Trying to put it into words . . .

Our deep need for the kind of liturgical worship most generations of Christians would have regarded as "mainstream" is beautifully expressed by Alexander Schmeman in this passage, in which he quotes Western scholar, Louis Bouyer:

. . . what does the word holy - which in the words of the prophet Isaiah comprises the eternal content of the angelic glorification, in which we in "this hour" are preparing ourselves to take part - mean and express as a word for God? No discursive thought, no logic is capable of explaining this, yet meanwhile it is precisely this sensation of the holiness of God, this feeling for the holy that is the foundation and source of religion.
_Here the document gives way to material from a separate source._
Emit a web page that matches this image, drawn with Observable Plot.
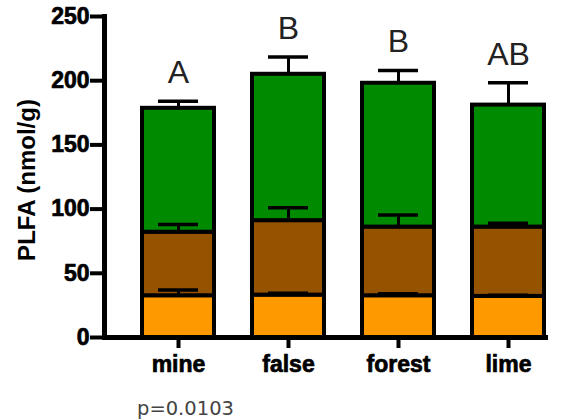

And here, arriving at this moment, we perhaps more powerfully than ever comprehend that the services, while not explaining to us what the holiness of God is, reveal it to us, and that in this manifestation is the age-old essence of cult - those rites that are as fundamental and ancient as man himself and whose meaning is almost indistinguishable from the gestures, the blessings, lifting up of the hands, prostrations, to which it gave rise. For the cult also was born from necessity, from the thirst of man for partaking of the holy, which he sensed before he could "think" about it.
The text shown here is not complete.